▶ **The problem**:
Your task is to reproduce, verbatim and without pictures, the lines from the opening of the listing through the line containing "3.05), (4.12, 2.38)]".
>> start Information shown
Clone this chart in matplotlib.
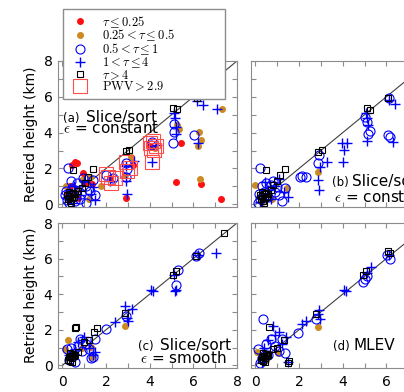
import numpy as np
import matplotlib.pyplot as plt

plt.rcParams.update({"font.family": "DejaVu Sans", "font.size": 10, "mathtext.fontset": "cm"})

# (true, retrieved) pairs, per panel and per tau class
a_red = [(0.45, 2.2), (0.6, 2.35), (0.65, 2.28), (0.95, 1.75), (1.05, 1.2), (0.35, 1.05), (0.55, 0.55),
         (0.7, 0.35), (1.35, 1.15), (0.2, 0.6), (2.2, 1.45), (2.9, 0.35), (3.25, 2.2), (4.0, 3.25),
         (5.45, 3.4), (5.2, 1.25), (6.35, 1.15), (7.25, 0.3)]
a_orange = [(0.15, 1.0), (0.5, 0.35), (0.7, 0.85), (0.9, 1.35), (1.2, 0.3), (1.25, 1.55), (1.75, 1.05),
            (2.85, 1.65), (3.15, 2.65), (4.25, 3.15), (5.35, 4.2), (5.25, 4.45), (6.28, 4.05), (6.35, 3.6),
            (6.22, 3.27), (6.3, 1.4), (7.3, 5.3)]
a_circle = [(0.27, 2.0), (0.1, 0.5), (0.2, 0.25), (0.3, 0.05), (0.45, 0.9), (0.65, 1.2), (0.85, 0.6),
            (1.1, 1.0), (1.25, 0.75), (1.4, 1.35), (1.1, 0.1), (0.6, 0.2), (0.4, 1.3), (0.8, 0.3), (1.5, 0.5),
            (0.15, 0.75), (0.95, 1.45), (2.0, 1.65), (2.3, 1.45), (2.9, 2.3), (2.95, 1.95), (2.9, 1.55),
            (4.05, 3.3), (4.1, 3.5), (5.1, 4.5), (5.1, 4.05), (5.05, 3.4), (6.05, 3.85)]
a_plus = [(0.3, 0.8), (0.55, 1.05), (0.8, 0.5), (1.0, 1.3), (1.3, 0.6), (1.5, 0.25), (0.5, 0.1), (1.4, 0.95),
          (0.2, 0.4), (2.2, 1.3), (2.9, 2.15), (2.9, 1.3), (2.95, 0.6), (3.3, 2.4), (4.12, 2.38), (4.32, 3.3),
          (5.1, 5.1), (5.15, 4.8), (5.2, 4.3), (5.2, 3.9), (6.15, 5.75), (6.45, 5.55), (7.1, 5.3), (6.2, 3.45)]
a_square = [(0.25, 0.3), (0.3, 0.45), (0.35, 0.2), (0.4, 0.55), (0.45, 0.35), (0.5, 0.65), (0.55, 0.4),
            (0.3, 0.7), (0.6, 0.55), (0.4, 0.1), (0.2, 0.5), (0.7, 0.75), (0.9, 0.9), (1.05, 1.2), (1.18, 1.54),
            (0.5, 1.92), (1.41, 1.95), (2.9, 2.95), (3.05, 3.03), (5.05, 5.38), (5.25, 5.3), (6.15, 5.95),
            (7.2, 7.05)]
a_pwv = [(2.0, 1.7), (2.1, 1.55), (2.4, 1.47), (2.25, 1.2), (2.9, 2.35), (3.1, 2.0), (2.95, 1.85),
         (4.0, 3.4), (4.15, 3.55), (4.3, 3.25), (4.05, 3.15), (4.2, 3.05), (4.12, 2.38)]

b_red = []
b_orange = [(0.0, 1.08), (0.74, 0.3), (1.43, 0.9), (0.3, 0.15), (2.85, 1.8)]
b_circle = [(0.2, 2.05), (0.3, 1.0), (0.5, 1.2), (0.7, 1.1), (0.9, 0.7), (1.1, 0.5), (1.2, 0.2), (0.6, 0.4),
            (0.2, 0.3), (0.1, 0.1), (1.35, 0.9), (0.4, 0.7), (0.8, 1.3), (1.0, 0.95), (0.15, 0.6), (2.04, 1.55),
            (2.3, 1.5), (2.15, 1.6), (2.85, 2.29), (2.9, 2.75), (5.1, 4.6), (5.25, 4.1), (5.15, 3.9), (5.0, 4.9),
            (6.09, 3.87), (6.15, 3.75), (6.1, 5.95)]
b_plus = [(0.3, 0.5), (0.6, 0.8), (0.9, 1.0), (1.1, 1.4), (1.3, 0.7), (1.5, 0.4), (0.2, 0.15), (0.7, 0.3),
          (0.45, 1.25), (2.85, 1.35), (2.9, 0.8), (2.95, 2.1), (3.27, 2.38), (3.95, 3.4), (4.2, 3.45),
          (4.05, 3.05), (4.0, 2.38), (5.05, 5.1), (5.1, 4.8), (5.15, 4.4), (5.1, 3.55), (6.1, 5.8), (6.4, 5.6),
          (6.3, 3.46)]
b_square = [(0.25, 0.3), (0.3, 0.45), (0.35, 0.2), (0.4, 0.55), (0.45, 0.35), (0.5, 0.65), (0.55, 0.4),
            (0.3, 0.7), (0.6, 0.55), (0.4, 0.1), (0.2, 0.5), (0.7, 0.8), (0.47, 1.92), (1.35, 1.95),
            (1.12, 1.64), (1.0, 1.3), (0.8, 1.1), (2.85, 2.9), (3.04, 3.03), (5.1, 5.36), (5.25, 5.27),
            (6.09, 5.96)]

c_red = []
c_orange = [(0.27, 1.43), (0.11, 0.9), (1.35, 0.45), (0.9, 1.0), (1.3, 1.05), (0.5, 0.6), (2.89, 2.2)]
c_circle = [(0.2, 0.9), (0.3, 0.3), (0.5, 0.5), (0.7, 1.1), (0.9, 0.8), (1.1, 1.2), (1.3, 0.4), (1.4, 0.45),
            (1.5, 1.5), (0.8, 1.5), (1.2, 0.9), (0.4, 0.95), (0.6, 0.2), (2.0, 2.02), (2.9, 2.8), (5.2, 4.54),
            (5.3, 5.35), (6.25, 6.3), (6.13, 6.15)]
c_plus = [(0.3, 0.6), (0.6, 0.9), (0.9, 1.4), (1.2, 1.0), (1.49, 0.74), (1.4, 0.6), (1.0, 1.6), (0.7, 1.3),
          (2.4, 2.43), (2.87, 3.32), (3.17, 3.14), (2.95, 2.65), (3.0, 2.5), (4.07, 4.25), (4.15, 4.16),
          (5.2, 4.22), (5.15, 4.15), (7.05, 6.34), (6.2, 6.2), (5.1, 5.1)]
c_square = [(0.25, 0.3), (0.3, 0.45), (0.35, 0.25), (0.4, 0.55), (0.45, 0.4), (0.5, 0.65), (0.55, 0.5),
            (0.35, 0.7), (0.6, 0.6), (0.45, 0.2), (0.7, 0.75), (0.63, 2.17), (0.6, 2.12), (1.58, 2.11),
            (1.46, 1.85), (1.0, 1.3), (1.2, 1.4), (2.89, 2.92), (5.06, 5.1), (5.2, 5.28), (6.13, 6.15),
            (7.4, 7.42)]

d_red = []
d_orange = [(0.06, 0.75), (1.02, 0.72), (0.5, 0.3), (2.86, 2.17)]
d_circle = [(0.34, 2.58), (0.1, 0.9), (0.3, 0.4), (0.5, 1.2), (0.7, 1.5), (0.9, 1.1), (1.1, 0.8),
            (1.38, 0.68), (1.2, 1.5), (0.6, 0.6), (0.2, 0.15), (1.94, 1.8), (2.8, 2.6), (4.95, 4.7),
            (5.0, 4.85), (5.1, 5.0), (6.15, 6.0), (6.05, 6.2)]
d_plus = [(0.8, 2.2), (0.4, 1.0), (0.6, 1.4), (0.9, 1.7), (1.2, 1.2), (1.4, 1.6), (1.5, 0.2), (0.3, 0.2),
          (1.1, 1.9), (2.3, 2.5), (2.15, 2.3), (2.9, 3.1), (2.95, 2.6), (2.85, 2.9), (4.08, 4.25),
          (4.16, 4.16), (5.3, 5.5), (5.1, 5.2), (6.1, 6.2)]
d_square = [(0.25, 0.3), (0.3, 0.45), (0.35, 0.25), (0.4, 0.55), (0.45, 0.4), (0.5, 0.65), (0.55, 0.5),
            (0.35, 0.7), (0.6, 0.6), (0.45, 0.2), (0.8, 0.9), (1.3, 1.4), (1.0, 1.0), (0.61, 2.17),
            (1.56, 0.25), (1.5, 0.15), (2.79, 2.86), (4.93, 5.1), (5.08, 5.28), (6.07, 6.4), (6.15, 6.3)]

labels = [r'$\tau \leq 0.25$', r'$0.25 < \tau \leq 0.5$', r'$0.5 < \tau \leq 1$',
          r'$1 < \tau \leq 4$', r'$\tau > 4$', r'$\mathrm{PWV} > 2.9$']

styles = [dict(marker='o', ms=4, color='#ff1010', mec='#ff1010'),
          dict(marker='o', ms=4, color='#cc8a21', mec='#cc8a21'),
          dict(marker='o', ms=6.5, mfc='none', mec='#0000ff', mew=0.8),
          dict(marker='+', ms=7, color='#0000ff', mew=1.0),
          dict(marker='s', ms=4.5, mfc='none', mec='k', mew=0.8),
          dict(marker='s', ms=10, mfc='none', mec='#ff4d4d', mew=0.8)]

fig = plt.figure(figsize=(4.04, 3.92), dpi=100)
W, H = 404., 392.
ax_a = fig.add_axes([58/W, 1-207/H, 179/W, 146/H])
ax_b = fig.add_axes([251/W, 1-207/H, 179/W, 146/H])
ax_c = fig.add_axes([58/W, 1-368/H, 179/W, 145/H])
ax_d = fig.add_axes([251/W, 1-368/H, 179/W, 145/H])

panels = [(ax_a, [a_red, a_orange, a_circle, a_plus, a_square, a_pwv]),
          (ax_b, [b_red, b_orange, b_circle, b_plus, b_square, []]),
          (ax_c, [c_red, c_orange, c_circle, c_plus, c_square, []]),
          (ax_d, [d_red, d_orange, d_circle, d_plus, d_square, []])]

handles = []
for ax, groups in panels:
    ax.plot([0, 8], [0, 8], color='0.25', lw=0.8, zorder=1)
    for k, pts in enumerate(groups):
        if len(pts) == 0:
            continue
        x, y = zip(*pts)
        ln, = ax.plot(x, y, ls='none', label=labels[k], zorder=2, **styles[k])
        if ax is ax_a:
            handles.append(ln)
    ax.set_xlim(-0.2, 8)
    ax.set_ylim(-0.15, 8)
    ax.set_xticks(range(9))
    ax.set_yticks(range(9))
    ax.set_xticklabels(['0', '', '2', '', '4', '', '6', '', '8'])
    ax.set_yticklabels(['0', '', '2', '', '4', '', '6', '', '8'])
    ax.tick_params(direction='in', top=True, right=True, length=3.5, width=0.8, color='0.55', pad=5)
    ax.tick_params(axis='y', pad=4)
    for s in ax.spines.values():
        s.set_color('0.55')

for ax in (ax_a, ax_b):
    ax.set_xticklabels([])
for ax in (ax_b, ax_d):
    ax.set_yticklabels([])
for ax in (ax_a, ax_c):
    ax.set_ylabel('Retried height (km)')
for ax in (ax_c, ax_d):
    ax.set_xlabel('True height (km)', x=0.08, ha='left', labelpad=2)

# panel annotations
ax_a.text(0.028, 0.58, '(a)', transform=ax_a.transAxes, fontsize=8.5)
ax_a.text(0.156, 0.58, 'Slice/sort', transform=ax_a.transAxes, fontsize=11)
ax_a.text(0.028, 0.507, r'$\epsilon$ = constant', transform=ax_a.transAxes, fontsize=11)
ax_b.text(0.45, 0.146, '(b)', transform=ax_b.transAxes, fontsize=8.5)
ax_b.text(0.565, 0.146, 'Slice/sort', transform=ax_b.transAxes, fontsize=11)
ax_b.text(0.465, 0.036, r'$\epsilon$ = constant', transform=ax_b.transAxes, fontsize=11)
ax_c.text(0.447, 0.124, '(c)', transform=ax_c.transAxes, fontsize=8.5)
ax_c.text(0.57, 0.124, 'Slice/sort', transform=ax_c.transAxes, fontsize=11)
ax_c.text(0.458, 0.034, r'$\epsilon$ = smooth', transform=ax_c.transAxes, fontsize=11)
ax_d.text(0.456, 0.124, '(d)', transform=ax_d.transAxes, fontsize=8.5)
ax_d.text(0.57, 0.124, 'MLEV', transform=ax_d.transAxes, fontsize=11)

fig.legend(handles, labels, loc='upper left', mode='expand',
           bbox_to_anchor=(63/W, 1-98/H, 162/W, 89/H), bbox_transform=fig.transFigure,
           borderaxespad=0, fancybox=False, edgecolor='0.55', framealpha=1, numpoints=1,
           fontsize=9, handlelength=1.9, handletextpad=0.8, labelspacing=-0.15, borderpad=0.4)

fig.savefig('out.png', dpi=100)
>> end Information shown
▶ **Output for this task**:
Clone this chart in matplotlib.
import numpy as np
import matplotlib.pyplot as plt

plt.rcParams.update({"font.family": "DejaVu Sans", "font.size": 10, "mathtext.fontset": "cm"})

# (true, retrieved) pairs, per panel and per tau class
a_red = [(0.45, 2.2), (0.6, 2.35), (0.65, 2.28), (0.95, 1.75), (1.05, 1.2), (0.35, 1.05), (0.55, 0.55),
         (0.7, 0.35), (1.35, 1.15), (0.2, 0.6), (2.2, 1.45), (2.9, 0.35), (3.25, 2.2), (4.0, 3.25),
         (5.45, 3.4), (5.2, 1.25), (6.35, 1.15), (7.25, 0.3)]
a_orange = [(0.15, 1.0), (0.5, 0.35), (0.7, 0.85), (0.9, 1.35), (1.2, 0.3), (1.25, 1.55), (1.75, 1.05),
            (2.85, 1.65), (3.15, 2.65), (4.25, 3.15), (5.35, 4.2), (5.25, 4.45), (6.28, 4.05), (6.35, 3.6),
            (6.22, 3.27), (6.3, 1.4), (7.3, 5.3)]
a_circle = [(0.27, 2.0), (0.1, 0.5), (0.2, 0.25), (0.3, 0.05), (0.45, 0.9), (0.65, 1.2), (0.85, 0.6),
            (1.1, 1.0), (1.25, 0.75), (1.4, 1.35), (1.1, 0.1), (0.6, 0.2), (0.4, 1.3), (0.8, 0.3), (1.5, 0.5),
            (0.15, 0.75), (0.95, 1.45), (2.0, 1.65), (2.3, 1.45), (2.9, 2.3), (2.95, 1.95), (2.9, 1.55),
            (4.05, 3.3), (4.1, 3.5), (5.1, 4.5), (5.1, 4.05), (5.05, 3.4), (6.05, 3.85)]
a_plus = [(0.3, 0.8), (0.55, 1.05), (0.8, 0.5), (1.0, 1.3), (1.3, 0.6), (1.5, 0.25), (0.5, 0.1), (1.4, 0.95),
          (0.2, 0.4), (2.2, 1.3), (2.9, 2.15), (2.9, 1.3), (2.95, 0.6), (3.3, 2.4), (4.12, 2.38), (4.32, 3.3),
          (5.1, 5.1), (5.15, 4.8), (5.2, 4.3), (5.2, 3.9), (6.15, 5.75), (6.45, 5.55), (7.1, 5.3), (6.2, 3.45)]
a_square = [(0.25, 0.3), (0.3, 0.45), (0.35, 0.2), (0.4, 0.55), (0.45, 0.35), (0.5, 0.65), (0.55, 0.4),
            (0.3, 0.7), (0.6, 0.55), (0.4, 0.1), (0.2, 0.5), (0.7, 0.75), (0.9, 0.9), (1.05, 1.2), (1.18, 1.54),
            (0.5, 1.92), (1.41, 1.95), (2.9, 2.95), (3.05, 3.03), (5.05, 5.38), (5.25, 5.3), (6.15, 5.95),
            (7.2, 7.05)]
a_pwv = [(2.0, 1.7), (2.1, 1.55), (2.4, 1.47), (2.25, 1.2), (2.9, 2.35), (3.1, 2.0), (2.95, 1.85),
         (4.0, 3.4), (4.15, 3.55), (4.3, 3.25), (4.05, 3.15), (4.2, 3.05), (4.12, 2.38)]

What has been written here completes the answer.